====== LISTED RECORDS

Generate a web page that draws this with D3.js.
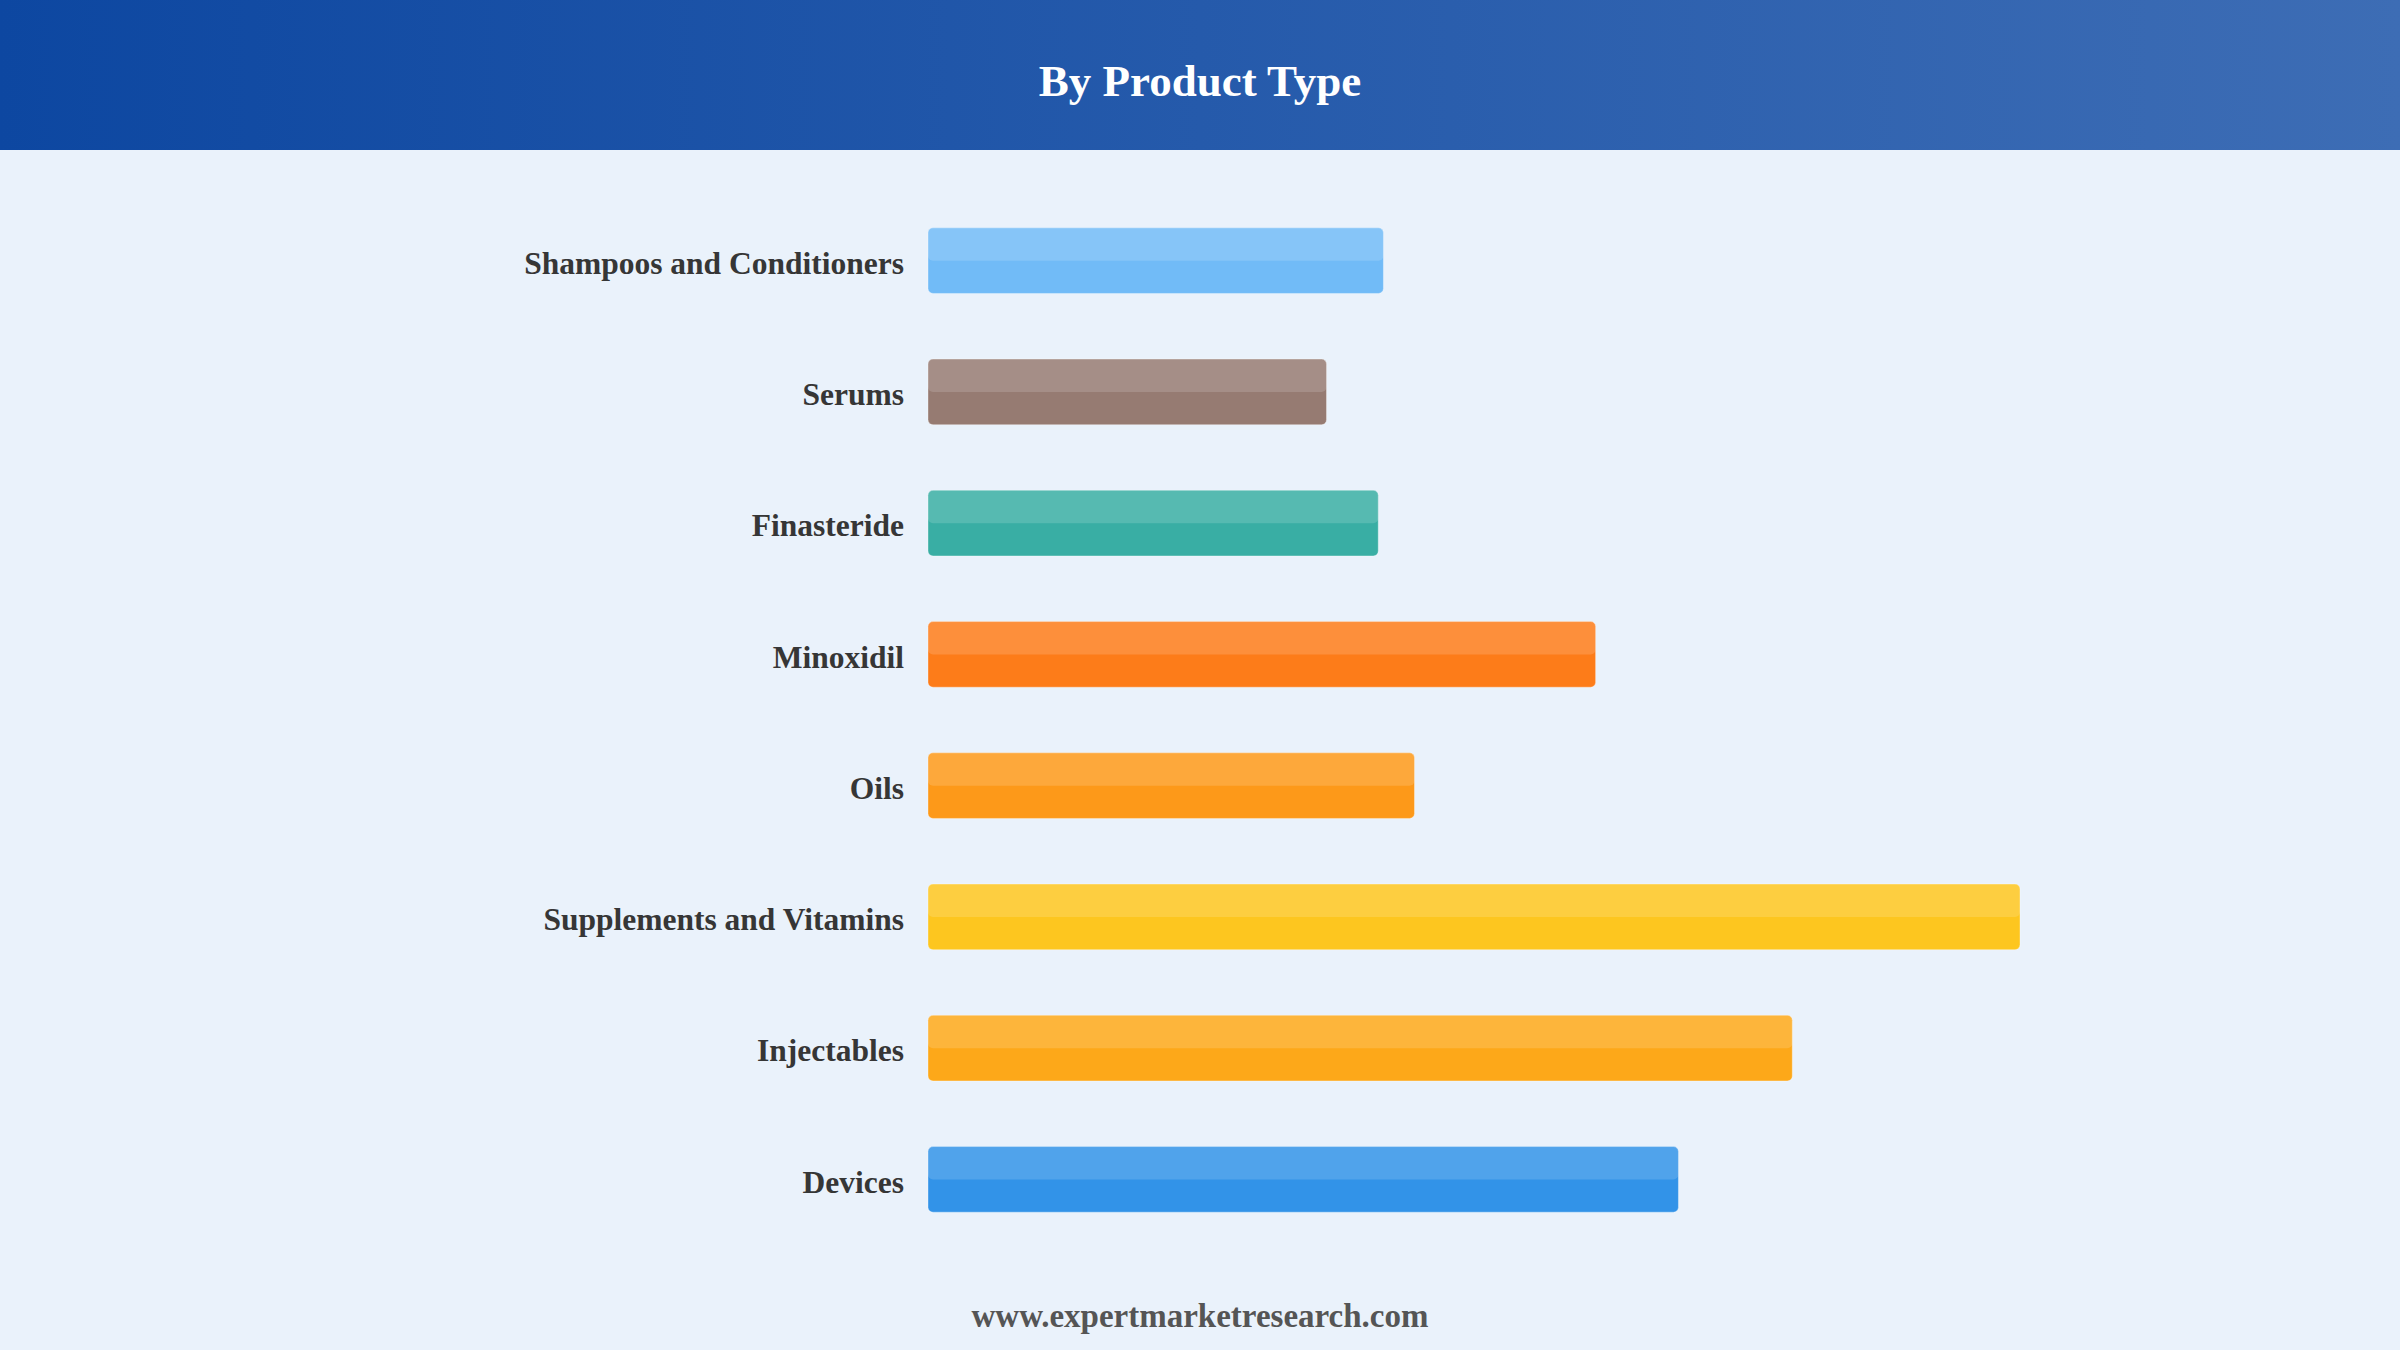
<!DOCTYPE html>
<html>
<head>
<meta charset="utf-8">
<script src="https://cdn.jsdelivr.net/npm/d3@7"></script>
<style>
  html, body { margin: 0; padding: 0; background: #eaf2fb; }
  svg { display: block; }
</style>
</head>
<body>
<svg></svg>
<script>
const width = 2400;
const height = 1350;

// share of market by product type (%)
const categories = [
  "Shampoos and Conditioners",
  "Serums",
  "Finasteride",
  "Minoxidil",
  "Oils",
  "Supplements and Vitamins",
  "Injectables",
  "Devices",
];
const values = [8.8, 7.7, 8.7, 12.9, 9.4, 21.1, 16.7, 14.5];
const colors = ["#64b5f6", "#8d6e63", "#26a69a", "#ff6f00", "#ff8f00", "#ffc107", "#ffa000", "#1e88e5"];

const title = "By Product Type";
const source = "www.expertmarketresearch.com";

const data = categories.map((c, i) => ({ name: c, value: values[i], color: colors[i] }));

const svg = d3.select("svg").attr("width", width).attr("height", height);

svg.append("rect")
  .attr("width", width).attr("height", height)
  .attr("fill", "#eaf2fb");

// header band
const defs = svg.append("defs");
const grad = defs.append("linearGradient").attr("id", "hdr")
  .attr("x1", "0%").attr("x2", "100%").attr("y1", "0%").attr("y2", "0%");
grad.append("stop").attr("offset", "0%").attr("stop-color", "#0d47a1");
grad.append("stop").attr("offset", "100%").attr("stop-color", "#3d6db5");

svg.append("rect")
  .attr("width", width).attr("height", 150)
  .attr("fill", "url(#hdr)");

svg.append("text")
  .attr("x", width / 2).attr("y", 96)
  .attr("text-anchor", "middle")
  .style("font-family", "'Liberation Serif', 'Times New Roman', serif")
  .style("font-weight", "bold")
  .style("font-size", "45px")
  .attr("fill", "#ffffff")
  .text(title);

// scales
const x = d3.scaleLinear()
  .domain([0, d3.max(values)])
  .range([928, 2020]);

const y = d3.scaleBand()
  .domain(categories)
  .range([195, 1245])
  .paddingInner(0.5)
  .paddingOuter(0.25);

const rows = svg.append("g")
  .selectAll("g")
  .data(data)
  .join("g");

rows.append("rect")
  .attr("x", x(0))
  .attr("y", d => y(d.name))
  .attr("width", d => x(d.value) - x(0))
  .attr("height", y.bandwidth())
  .attr("rx", 5)
  .attr("fill", d => d.color)
  .attr("fill-opacity", 0.9)
  .attr("stroke", "#ffffff")
  .attr("stroke-opacity", 0.35)
  .attr("stroke-width", 1);

// glossy top half
rows.append("rect")
  .attr("x", x(0))
  .attr("y", d => y(d.name))
  .attr("width", d => x(d.value) - x(0))
  .attr("height", y.bandwidth() / 2)
  .attr("rx", 5)
  .attr("fill", "#ffffff")
  .attr("fill-opacity", 0.15);

rows.append("text")
  .attr("x", x(0) - 24)
  .attr("y", d => y(d.name) + y.bandwidth() / 2)
  .attr("dy", "0.42em")
  .attr("text-anchor", "end")
  .style("font-family", "'Liberation Serif', 'Times New Roman', serif")
  .style("font-weight", "bold")
  .style("font-size", "31.5px")
  .attr("fill", "#363636")
  .text(d => d.name);

svg.append("text")
  .attr("x", width / 2).attr("y", 1327)
  .attr("text-anchor", "middle")
  .style("font-family", "'Liberation Serif', 'Times New Roman', serif")
  .style("font-weight", "bold")
  .style("font-size", "33px")
  .attr("fill", "#555555")
  .text(source);
</script>
</body>
</html>
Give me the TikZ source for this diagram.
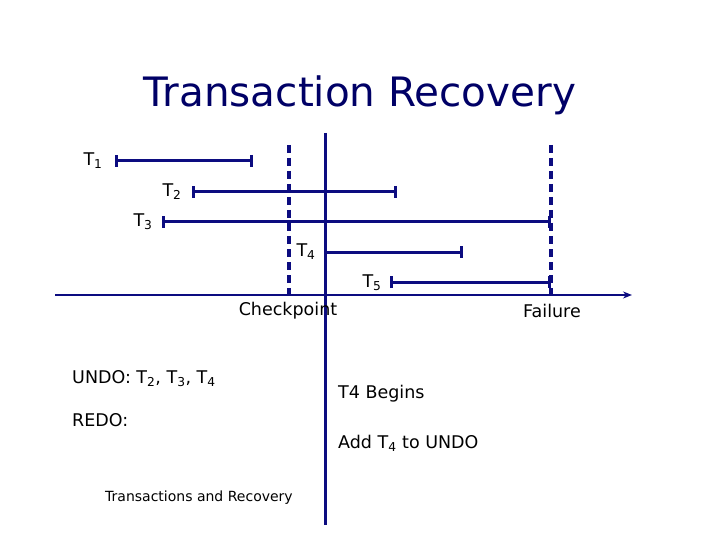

============

◆ **THE PROBLEM**
Set down all the data again exactly as above, pictures excluded.

◆ **SOLUTION TO THIS TASK**
Generate a web page that draws this with D3.js.
<!DOCTYPE html>
<html>
<head>
<meta charset="utf-8">
<script src="https://cdn.jsdelivr.net/npm/d3@7"></script>
<style>
  html, body { margin: 0; padding: 0; background: #eaf2fb; }
  svg { display: block; }
</style>
</head>
<body>
<svg></svg>
<script>
const width = 2400;
const height = 1350;

// share of market by product type (%)
const categories = [
  "Shampoos and Conditioners",
  "Serums",
  "Finasteride",
  "Minoxidil",
  "Oils",
  "Supplements and Vitamins",
  "Injectables",
  "Devices",
];
const values = [8.8, 7.7, 8.7, 12.9, 9.4, 21.1, 16.7, 14.5];
const colors = ["#64b5f6", "#8d6e63", "#26a69a", "#ff6f00", "#ff8f00", "#ffc107", "#ffa000", "#1e88e5"];

const title = "By Product Type";
const source = "www.expertmarketresearch.com";

const data = categories.map((c, i) => ({ name: c, value: values[i], color: colors[i] }));

const svg = d3.select("svg").attr("width", width).attr("height", height);

svg.append("rect")
  .attr("width", width).attr("height", height)
  .attr("fill", "#eaf2fb");

// header band
const defs = svg.append("defs");
const grad = defs.append("linearGradient").attr("id", "hdr")
  .attr("x1", "0%").attr("x2", "100%").attr("y1", "0%").attr("y2", "0%");
grad.append("stop").attr("offset", "0%").attr("stop-color", "#0d47a1");
grad.append("stop").attr("offset", "100%").attr("stop-color", "#3d6db5");

svg.append("rect")
  .attr("width", width).attr("height", 150)
  .attr("fill", "url(#hdr)");

svg.append("text")
  .attr("x", width / 2).attr("y", 96)
  .attr("text-anchor", "middle")
  .style("font-family", "'Liberation Serif', 'Times New Roman', serif")
  .style("font-weight", "bold")
  .style("font-size", "45px")
  .attr("fill", "#ffffff")
  .text(title);

// scales
const x = d3.scaleLinear()
  .domain([0, d3.max(values)])
  .range([928, 2020]);

const y = d3.scaleBand()
  .domain(categories)
  .range([195, 1245])
  .paddingInner(0.5)
  .paddingOuter(0.25);

const rows = svg.append("g")
  .selectAll("g")
  .data(data)
  .join("g");

rows.append("rect")
  .attr("x", x(0))
  .attr("y", d => y(d.name))
  .attr("width", d => x(d.value) - x(0))
  .attr("height", y.bandwidth())
  .attr("rx", 5)
  .attr("fill", d => d.color)
  .attr("fill-opacity", 0.9)
  .attr("stroke", "#ffffff")
  .attr("stroke-opacity", 0.35)
  .attr("stroke-width", 1);

// glossy top half
rows.append("rect")
  .attr("x", x(0))
  .attr("y", d => y(d.name))
  .attr("width", d => x(d.value) - x(0))
  .attr("height", y.bandwidth() / 2)
  .attr("rx", 5)
  .attr("fill", "#ffffff")
  .attr("fill-opacity", 0.15);

rows.append("text")
  .attr("x", x(0) - 24)
  .attr("y", d => y(d.name) + y.bandwidth() / 2)
  .attr("dy", "0.42em")
  .attr("text-anchor", "end")
  .style("font-family", "'Liberation Serif', 'Times New Roman', serif")
  .style("font-weight", "bold")
  .style("font-size", "31.5px")
  .attr("fill", "#363636")
  .text(d => d.name);

svg.append("text")
  .attr("x", width / 2).attr("y", 1327)
  .attr("text-anchor", "middle")
  .style("font-family", "'Liberation Serif', 'Times New Roman', serif")
  .style("font-weight", "bold")
  .style("font-size", "33px")
  .attr("fill", "#555555")
  .text(source);
</script>
</body>
</html>
Give me the TikZ source for this diagram.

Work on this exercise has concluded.